- [Exercise instructions]
Extract every line below that contains the word "this".

Rows from a dataset of charts and code
....
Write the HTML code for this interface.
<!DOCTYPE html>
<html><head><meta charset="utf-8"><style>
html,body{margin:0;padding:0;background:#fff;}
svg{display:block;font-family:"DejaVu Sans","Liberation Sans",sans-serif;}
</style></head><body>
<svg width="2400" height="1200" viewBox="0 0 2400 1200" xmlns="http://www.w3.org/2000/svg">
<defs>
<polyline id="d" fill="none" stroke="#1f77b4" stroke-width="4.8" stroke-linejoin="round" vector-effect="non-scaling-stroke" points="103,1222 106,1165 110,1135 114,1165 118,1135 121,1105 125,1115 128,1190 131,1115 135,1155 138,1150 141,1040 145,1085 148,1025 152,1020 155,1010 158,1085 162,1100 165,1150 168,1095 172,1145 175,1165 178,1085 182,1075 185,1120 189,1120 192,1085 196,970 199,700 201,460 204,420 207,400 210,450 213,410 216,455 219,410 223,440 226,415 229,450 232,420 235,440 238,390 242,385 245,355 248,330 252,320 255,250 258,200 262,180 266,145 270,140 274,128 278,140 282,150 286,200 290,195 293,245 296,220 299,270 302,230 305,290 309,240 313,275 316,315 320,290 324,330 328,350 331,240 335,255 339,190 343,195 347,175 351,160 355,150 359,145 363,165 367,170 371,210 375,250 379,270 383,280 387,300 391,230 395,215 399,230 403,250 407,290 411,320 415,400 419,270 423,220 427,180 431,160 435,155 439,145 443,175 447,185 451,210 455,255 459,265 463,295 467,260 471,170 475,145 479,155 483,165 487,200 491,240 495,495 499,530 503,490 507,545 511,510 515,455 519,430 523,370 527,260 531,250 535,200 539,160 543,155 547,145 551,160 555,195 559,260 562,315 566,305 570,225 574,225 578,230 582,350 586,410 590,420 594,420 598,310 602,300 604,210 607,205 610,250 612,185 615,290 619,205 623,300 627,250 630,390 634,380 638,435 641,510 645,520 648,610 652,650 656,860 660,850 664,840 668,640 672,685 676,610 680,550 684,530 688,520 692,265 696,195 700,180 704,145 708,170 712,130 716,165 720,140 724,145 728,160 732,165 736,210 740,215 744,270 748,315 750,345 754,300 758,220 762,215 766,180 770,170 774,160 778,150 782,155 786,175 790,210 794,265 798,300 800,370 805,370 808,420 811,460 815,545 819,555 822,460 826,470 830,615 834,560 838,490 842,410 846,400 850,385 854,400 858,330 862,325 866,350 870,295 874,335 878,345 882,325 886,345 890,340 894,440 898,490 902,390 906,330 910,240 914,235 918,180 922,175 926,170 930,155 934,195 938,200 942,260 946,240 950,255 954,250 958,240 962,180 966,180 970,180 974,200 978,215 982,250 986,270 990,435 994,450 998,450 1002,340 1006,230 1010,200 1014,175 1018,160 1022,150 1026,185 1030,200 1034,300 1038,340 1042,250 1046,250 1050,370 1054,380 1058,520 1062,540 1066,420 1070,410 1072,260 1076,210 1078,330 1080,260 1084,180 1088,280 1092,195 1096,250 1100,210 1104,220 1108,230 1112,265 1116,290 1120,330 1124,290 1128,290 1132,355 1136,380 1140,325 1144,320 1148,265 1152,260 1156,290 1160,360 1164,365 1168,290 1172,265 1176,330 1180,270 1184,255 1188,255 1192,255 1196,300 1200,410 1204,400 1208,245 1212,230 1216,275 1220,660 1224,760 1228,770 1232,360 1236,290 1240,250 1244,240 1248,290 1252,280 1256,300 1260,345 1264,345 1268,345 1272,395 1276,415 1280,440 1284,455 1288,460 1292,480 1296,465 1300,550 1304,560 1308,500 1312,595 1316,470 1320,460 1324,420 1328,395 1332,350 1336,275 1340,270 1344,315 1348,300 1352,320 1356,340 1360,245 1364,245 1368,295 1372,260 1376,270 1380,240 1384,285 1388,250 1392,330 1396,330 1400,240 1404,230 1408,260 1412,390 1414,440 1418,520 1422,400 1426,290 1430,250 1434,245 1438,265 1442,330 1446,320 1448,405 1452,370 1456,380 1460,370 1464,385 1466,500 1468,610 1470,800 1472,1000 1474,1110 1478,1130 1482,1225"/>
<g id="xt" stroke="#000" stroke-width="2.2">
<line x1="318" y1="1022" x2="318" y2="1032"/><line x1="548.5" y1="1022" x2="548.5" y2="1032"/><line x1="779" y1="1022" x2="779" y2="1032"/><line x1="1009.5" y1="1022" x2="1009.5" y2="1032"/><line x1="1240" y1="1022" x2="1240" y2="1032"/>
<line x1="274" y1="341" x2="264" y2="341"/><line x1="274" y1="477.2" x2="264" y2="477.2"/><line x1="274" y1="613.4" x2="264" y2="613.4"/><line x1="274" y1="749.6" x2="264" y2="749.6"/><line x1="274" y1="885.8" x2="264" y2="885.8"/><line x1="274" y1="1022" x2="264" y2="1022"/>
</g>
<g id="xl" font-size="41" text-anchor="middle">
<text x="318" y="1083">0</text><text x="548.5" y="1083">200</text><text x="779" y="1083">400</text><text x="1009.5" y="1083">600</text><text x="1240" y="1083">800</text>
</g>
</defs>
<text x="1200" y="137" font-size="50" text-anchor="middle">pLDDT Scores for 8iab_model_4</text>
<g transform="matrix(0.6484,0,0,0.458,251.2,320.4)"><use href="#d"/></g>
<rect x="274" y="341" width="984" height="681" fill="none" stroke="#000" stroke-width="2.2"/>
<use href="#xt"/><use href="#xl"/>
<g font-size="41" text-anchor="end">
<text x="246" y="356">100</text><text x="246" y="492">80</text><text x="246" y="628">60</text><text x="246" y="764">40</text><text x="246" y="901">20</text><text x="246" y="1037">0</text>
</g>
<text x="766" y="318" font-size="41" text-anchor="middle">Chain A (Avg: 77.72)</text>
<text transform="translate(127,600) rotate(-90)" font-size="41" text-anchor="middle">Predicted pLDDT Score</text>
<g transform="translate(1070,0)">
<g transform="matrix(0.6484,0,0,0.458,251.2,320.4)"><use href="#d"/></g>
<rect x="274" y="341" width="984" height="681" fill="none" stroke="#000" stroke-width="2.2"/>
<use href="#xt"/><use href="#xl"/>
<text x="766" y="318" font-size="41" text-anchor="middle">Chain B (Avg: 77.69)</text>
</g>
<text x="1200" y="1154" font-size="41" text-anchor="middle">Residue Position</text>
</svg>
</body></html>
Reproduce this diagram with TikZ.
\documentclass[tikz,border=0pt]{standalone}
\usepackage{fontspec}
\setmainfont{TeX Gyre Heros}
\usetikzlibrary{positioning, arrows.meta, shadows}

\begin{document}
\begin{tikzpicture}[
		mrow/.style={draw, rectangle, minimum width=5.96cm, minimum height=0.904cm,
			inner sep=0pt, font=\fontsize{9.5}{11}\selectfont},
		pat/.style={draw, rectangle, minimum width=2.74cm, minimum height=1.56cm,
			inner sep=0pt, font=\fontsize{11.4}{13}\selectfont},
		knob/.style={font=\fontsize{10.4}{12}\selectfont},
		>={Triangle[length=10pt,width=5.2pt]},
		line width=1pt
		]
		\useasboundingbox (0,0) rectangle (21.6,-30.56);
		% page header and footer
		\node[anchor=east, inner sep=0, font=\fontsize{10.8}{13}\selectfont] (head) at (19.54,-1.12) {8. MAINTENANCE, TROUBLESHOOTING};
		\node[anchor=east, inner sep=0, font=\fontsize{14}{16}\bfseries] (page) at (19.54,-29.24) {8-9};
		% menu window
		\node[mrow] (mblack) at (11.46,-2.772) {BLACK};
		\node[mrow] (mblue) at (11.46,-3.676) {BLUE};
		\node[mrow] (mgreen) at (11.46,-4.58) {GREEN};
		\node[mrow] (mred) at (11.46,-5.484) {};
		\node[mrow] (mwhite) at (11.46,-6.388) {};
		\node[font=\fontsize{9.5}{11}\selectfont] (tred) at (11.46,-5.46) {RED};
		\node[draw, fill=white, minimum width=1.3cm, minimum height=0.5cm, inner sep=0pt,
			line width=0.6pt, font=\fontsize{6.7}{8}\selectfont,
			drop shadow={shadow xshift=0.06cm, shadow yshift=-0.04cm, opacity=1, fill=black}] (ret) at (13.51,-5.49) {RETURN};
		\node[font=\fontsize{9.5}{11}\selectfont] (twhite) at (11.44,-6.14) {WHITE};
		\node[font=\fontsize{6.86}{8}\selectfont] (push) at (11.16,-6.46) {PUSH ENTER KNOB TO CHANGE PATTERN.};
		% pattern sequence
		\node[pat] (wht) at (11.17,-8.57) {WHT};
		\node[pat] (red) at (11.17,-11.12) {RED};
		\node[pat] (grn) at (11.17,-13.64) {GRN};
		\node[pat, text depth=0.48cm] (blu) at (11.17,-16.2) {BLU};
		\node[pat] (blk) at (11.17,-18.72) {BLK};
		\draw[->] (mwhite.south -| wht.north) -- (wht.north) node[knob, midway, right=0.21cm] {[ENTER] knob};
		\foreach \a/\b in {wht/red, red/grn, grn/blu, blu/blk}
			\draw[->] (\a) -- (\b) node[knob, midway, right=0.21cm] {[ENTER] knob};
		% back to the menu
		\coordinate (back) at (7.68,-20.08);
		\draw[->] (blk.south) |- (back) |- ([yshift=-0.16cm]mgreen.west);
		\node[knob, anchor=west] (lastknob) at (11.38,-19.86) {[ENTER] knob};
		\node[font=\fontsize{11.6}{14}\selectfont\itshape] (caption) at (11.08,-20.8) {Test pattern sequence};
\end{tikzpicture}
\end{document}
....
- [Result of the task]
Write the HTML code for this interface.
Reproduce this diagram with TikZ.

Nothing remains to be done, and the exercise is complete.